What the task requires:
Begin with the first line below and retype each line exactly through the line containing "const features = ['North". Any pictures are to be left out.

┌─ Data provided

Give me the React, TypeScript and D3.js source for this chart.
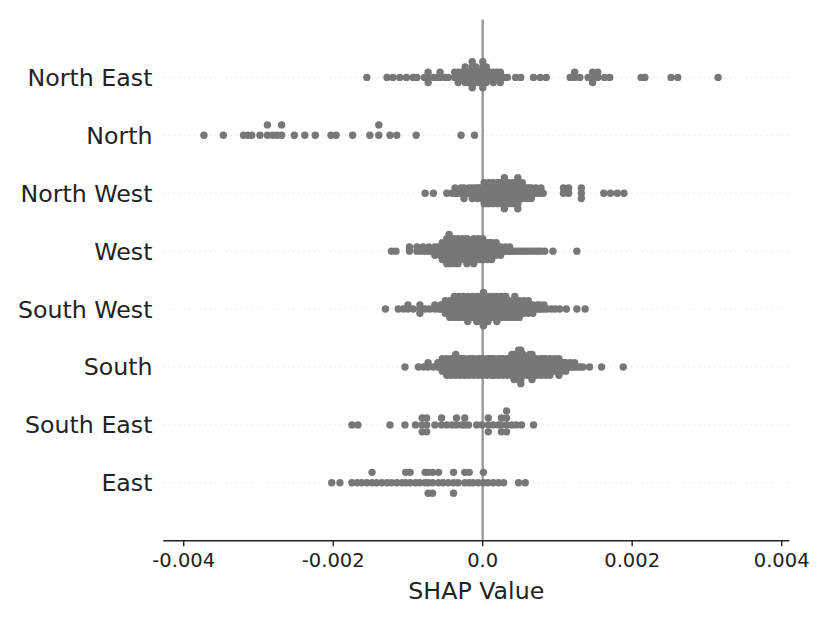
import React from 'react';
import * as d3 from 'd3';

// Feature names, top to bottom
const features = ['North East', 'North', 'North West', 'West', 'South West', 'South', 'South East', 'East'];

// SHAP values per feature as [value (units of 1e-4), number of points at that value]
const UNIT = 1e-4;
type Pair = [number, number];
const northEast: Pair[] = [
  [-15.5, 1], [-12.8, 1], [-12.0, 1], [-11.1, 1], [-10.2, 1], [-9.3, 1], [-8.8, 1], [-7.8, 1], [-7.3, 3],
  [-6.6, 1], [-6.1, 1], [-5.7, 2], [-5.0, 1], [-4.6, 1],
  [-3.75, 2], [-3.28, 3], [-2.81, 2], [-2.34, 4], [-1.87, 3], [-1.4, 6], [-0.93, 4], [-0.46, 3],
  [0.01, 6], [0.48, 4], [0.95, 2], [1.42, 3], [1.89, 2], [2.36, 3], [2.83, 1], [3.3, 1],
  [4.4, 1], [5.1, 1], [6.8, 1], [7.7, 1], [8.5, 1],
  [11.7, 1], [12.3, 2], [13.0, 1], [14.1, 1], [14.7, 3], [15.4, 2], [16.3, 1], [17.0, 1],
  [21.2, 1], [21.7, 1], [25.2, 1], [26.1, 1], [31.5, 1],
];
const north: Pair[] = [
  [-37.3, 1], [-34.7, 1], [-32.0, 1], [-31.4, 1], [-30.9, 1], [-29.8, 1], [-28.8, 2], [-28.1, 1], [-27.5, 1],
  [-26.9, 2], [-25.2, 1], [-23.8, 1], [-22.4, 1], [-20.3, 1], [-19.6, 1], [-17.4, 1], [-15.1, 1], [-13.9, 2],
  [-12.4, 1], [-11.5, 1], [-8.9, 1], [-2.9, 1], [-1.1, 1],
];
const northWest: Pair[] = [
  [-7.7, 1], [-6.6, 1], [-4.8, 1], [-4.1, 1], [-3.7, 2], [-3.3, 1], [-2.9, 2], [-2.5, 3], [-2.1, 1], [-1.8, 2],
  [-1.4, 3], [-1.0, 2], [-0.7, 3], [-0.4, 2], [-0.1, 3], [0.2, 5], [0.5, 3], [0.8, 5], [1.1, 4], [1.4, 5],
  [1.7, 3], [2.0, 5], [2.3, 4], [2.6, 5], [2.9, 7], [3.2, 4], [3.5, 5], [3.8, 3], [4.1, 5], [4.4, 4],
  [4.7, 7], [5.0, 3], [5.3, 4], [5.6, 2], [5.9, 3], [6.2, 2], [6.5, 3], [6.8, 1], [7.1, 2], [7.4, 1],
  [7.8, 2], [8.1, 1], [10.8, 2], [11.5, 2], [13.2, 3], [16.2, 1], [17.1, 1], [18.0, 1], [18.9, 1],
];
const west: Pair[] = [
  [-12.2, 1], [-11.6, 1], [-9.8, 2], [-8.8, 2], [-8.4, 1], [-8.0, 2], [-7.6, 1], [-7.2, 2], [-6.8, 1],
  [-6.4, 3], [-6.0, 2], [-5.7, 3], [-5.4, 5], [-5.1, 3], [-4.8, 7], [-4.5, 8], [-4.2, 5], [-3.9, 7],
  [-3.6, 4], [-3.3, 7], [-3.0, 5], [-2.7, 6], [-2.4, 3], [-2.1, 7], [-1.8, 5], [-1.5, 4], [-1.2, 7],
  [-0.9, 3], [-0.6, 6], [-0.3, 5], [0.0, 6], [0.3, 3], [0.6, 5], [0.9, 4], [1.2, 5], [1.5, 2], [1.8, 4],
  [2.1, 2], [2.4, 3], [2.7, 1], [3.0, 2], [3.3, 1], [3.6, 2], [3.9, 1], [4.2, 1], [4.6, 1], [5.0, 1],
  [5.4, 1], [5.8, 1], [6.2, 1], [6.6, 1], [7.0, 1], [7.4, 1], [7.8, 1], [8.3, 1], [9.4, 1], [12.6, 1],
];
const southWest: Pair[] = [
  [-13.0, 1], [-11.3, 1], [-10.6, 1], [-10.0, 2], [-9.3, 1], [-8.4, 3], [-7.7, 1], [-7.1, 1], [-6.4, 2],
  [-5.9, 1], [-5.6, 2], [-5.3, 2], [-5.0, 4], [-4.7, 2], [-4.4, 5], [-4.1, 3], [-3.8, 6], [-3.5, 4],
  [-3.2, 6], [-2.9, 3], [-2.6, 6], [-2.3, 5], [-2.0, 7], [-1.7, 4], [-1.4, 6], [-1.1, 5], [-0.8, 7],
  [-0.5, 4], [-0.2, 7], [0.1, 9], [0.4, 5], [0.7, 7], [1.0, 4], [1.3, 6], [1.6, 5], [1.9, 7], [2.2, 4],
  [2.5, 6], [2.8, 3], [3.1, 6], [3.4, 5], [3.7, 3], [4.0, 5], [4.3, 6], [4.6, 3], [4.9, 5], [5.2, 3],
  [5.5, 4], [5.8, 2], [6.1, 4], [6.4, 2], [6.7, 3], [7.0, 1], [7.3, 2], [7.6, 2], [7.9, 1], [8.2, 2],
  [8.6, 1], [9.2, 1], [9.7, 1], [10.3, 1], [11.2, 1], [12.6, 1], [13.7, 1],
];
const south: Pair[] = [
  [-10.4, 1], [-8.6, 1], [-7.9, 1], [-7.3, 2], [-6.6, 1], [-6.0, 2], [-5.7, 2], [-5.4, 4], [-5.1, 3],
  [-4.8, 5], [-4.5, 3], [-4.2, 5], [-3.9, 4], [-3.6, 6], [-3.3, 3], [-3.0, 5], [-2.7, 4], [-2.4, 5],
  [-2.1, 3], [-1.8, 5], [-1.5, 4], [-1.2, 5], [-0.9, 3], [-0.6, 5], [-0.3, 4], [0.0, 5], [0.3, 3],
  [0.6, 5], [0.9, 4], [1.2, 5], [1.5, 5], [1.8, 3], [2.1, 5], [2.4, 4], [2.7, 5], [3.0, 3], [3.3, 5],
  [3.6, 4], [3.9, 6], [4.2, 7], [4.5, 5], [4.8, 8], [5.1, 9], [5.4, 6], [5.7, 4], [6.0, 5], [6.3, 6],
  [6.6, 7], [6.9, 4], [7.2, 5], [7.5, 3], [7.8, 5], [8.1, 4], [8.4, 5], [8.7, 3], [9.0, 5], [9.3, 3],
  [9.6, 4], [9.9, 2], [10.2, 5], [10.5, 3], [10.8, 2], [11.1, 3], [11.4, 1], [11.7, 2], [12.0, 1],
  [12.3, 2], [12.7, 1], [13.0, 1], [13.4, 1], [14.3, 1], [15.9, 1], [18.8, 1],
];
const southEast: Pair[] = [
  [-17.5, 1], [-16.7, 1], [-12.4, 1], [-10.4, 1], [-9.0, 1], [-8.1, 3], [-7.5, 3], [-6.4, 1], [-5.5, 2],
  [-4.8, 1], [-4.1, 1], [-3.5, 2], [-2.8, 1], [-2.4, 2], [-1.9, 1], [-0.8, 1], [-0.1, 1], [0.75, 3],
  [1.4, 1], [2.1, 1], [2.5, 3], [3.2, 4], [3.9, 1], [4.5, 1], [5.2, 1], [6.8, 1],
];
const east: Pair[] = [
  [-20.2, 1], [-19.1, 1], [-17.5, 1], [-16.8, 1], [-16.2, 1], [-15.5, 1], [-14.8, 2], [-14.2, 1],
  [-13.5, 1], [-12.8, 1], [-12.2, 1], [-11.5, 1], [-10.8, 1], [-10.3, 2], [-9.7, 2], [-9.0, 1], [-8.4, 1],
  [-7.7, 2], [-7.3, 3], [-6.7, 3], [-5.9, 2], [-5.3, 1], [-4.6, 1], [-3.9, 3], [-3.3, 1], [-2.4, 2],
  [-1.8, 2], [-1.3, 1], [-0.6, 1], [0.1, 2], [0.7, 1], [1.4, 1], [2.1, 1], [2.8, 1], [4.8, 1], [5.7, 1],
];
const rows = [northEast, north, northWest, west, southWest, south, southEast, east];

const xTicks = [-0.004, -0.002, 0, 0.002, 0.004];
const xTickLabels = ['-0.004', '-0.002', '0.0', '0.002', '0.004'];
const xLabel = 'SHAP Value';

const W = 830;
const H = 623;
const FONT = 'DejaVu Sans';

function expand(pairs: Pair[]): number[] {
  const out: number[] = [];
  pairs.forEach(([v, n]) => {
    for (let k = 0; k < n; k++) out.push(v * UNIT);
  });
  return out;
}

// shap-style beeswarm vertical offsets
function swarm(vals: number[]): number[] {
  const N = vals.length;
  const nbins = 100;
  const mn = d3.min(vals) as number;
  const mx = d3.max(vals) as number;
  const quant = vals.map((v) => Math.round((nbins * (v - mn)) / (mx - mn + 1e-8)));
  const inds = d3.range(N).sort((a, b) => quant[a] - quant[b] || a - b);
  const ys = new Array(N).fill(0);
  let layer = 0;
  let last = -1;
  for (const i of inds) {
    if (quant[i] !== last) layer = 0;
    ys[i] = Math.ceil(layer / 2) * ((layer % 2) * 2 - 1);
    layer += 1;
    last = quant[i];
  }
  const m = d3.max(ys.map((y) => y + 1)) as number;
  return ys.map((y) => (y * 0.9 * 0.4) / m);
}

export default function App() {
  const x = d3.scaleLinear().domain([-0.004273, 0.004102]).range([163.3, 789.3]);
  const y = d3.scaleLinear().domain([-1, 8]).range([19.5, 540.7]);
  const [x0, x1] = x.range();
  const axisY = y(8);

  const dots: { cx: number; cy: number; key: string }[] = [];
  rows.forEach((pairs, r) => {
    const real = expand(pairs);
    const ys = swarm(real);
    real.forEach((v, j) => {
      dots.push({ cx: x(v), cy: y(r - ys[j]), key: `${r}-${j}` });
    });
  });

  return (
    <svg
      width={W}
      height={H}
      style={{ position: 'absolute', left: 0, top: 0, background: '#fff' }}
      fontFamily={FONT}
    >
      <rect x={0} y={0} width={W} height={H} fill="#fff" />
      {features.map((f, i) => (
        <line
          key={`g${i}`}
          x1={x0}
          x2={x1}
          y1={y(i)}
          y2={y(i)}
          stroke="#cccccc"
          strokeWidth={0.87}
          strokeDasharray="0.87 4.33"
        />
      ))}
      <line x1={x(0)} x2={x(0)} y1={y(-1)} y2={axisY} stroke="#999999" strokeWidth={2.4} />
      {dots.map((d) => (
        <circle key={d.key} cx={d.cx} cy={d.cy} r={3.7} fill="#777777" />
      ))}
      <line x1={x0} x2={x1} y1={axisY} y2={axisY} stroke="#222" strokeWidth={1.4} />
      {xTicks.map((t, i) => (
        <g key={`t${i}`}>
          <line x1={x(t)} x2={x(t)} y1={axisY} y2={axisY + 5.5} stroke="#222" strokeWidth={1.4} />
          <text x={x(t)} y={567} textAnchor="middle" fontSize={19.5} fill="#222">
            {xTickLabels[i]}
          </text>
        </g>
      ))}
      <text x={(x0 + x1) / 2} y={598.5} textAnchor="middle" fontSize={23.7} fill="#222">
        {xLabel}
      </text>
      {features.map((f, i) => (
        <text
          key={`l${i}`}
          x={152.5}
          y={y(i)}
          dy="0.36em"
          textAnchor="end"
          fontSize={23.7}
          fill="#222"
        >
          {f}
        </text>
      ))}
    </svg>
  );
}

└─

Expected answer:
Give me the React, TypeScript and D3.js source for this chart.
import React from 'react';
import * as d3 from 'd3';

// Feature names, top to bottom
const features = ['North East', 'North', 'North West', 'West', 'South West', 'South', 'South East', 'East'];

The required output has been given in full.